Step 10: Expect your first month to be “messy but useful”
The first month with a budget is like your first week at a new job. You’re learning the systems, the timing, and your own habits.
You will:
- Underestimate some categories.
- Forget an expense or two.
- Feel tempted to give up halfway.
Instead of quitting, treat Month 1 as data-gathering: you’re discovering what your real numbers look like so Month 2 can be more accurate.
What success looks like after your first budget
Success is not “I followed every line perfectly.” Success looks like:
- You know your real monthly essentials number.
- You can name your biggest “leak” category without guessing.
- You made at least one intentional decision (“I’m cutting this subscription,” “I’m capping takeout at X”).
- You have a clearer idea what needs to change over the next 2–3 months.
When to tweak your budget (instead of abandoning it)
If the numbers you wrote down feel impossible after two weeks, your budget is not a moral failure.

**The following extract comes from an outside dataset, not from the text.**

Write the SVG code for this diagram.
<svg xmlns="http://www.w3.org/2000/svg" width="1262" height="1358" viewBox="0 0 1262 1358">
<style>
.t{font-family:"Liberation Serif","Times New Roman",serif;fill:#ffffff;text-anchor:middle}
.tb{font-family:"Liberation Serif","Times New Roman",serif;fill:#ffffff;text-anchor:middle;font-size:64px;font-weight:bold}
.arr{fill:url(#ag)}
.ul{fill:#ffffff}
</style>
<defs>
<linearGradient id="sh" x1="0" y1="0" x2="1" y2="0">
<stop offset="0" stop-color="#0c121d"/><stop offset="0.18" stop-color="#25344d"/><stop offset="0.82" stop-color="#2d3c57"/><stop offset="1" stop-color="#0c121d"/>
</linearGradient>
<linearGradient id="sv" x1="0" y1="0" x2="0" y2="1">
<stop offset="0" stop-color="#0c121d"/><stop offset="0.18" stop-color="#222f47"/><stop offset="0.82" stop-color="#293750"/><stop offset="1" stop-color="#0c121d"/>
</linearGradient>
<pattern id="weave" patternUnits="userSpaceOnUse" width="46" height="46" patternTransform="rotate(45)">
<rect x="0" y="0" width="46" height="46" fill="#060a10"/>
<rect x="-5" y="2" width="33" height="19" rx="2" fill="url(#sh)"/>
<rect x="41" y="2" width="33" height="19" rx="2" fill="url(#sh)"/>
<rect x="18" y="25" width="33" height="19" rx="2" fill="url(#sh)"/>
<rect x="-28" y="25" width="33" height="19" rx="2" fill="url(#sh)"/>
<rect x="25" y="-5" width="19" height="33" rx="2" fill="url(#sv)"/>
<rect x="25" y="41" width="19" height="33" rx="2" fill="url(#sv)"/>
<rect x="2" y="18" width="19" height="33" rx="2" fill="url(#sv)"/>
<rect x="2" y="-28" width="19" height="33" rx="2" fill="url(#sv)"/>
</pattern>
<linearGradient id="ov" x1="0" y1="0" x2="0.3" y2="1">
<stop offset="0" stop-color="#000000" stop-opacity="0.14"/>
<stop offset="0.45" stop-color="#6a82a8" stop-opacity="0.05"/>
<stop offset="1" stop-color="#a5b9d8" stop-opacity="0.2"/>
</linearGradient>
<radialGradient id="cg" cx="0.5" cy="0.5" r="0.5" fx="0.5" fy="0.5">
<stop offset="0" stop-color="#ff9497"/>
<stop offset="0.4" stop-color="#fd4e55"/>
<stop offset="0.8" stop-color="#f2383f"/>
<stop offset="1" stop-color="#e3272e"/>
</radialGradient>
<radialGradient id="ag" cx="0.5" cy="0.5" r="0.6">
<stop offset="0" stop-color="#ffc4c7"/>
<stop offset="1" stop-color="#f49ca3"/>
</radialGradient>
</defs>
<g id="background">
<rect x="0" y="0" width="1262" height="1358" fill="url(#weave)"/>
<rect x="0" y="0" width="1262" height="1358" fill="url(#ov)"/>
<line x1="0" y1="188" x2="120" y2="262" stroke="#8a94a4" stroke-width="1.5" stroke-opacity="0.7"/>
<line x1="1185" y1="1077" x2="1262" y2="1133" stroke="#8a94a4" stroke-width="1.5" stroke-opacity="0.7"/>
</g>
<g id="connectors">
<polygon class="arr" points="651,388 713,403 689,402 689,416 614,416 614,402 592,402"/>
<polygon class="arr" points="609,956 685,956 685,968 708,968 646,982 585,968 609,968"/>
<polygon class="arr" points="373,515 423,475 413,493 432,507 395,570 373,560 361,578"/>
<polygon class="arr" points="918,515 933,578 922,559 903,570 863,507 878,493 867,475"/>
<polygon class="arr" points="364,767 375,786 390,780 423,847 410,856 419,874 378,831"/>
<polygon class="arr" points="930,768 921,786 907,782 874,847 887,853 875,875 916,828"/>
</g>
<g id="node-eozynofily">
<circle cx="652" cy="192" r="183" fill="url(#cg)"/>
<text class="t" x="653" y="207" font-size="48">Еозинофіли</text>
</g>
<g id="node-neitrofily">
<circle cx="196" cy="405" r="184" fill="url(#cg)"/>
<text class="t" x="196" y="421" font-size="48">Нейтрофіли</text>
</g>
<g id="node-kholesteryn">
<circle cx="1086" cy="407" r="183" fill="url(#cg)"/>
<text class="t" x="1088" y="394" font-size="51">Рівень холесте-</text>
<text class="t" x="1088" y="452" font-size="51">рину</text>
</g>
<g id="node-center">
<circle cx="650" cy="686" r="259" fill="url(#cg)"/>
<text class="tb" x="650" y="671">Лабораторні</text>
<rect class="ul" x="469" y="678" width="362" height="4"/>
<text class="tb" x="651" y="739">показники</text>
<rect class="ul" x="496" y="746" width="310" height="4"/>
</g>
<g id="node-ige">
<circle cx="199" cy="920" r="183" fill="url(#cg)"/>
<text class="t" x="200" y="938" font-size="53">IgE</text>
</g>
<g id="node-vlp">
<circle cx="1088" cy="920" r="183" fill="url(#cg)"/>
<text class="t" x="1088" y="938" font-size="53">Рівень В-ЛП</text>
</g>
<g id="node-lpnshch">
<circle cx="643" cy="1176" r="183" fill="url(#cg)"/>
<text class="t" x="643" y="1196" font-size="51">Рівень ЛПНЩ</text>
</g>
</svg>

It just needs to be adjusted to match your actual life.
Good reasons to tweak:
- You clearly under-estimated groceries, and you can prove it from receipts.
- Your transportation costs jumped (gas prices, more commuting).
- You forgot about a one-time bill or annual subscription that hit this month.
Update the plan, move money between categories, and keep going. Your budget is allowed to learn.
The bottom line: your first budget is a camera, not a courtroom
Your first budget’s job is not to judge you. Its job is to show you what’s actually happening so you can make better decisions next month than you did this month.
- Pick a month.
- Use realistic income, not fantasy income.
- Cover essentials first.
- Give savings and debt a real line.
- Use a few simple categories, not 30.
- Check in weekly, not just when you’re scared.
Do that for a few months in a row, and you’ll be further ahead than most people who’ve been “meaning to budget” for years.